Tools We Use to Track This
- Google Sheets: Simple dashboard. Columns: Week, DAU, WAU, Time Saved, PRs with AI, Cycle Time.
- Notion: For qualitative feedback. "What worked this week? What didn't?"
- Slack bot: Weekly automated survey: "How much time did AI save you?" (3-question form).
- GitHub API: Pull PR data (labels, size, time-to-merge).
- Jira API: Pull velocity and cycle time.
Total setup time: 2-3 hours. Update weekly: 15 minutes.
What to Do With This Data
If adoption is low (< 50% WAU by Week 4):
- Problem: Training, tool friction, or no clear use case
- Fix: Run office hours, share wins in Slack, improve onboarding
If time saved is low (< 3 hrs/week by Week 4):
- Problem: People are using it for low-value tasks
- Fix: Show high-impact prompts, ship automations
If outcomes aren't moving (velocity, cycle time flat):
- Problem: AI is being used for tasks that don't bottleneck work
- Fix: Identify the actual bottlenecks and target those
Want Help Measuring ROI for Your Team?
We've done this 30+ times. We'll set up tracking, run the pilot, and give you a report that leadership can act on.
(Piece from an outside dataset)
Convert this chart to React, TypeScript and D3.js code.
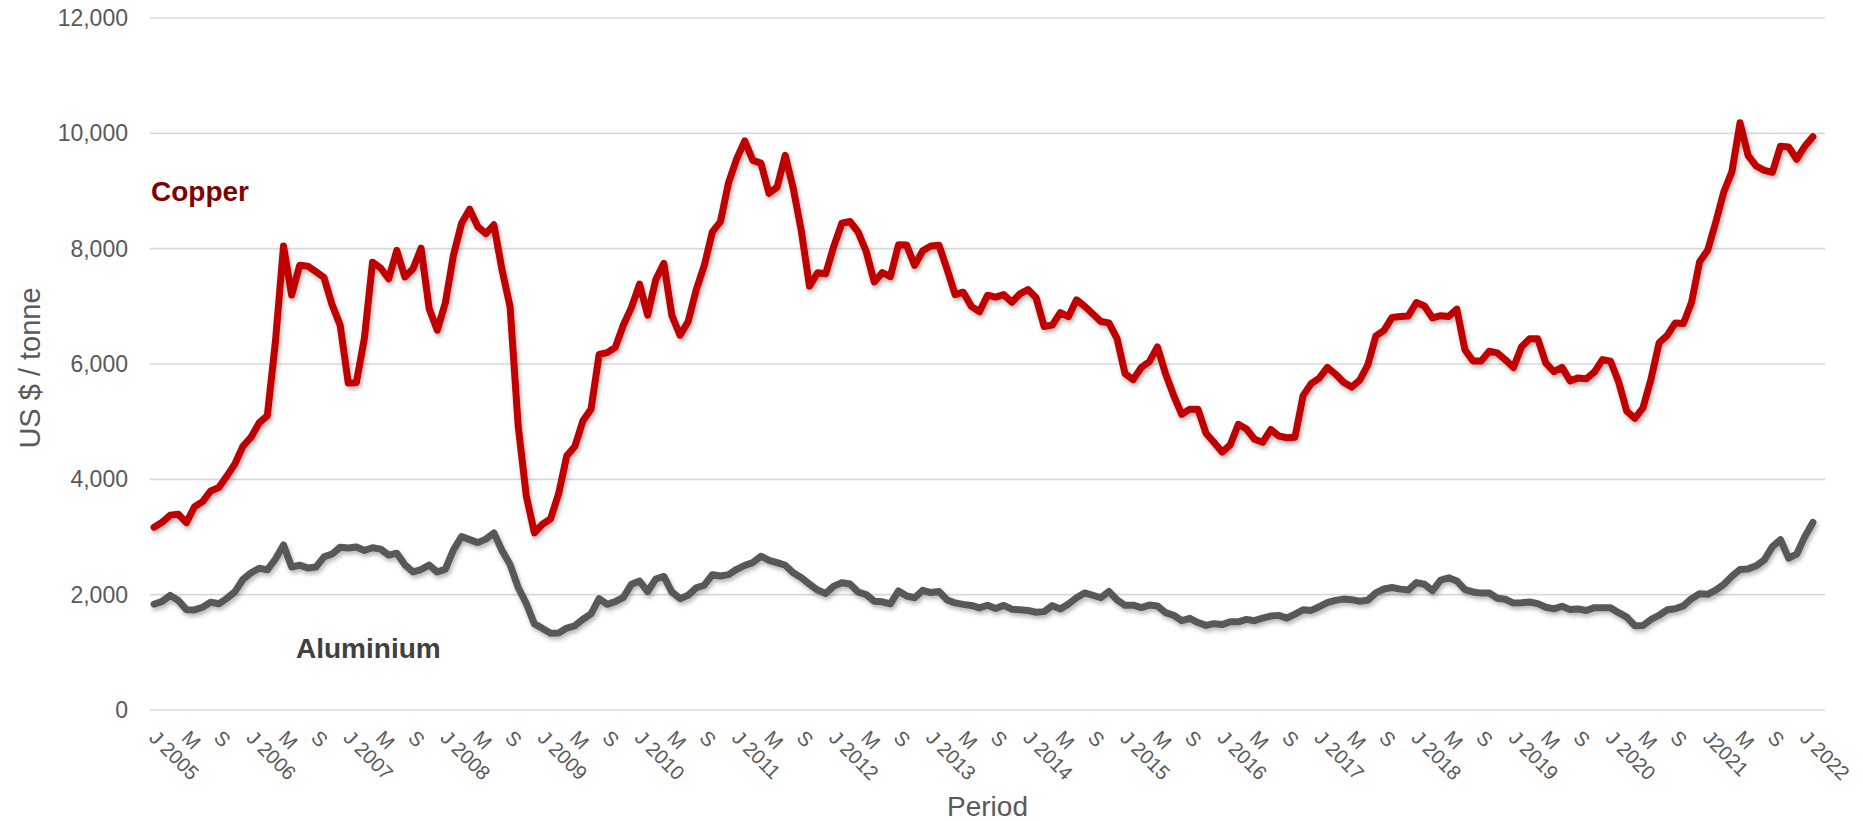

Book a 30-min discovery call →
Bonus: Our Post-Pilot ROI Template
Copy this into a Google Sheet or Notion:
| Metric | Before | After | Change |
|--------|--------|-------|--------|
| Weekly active users | | | |
| Time saved per person | | | |
| PRs with AI assistance | | | |
| Cycle time (median) | | | |
| Velocity (story points) | | | |
| Bug rate | | | |
| Cost (tools + training) | | | |
| Value (time saved × hourly rate) | | | |
| ROI | | | |
Fill it out after Week 4 and Month 6. Share with leadership.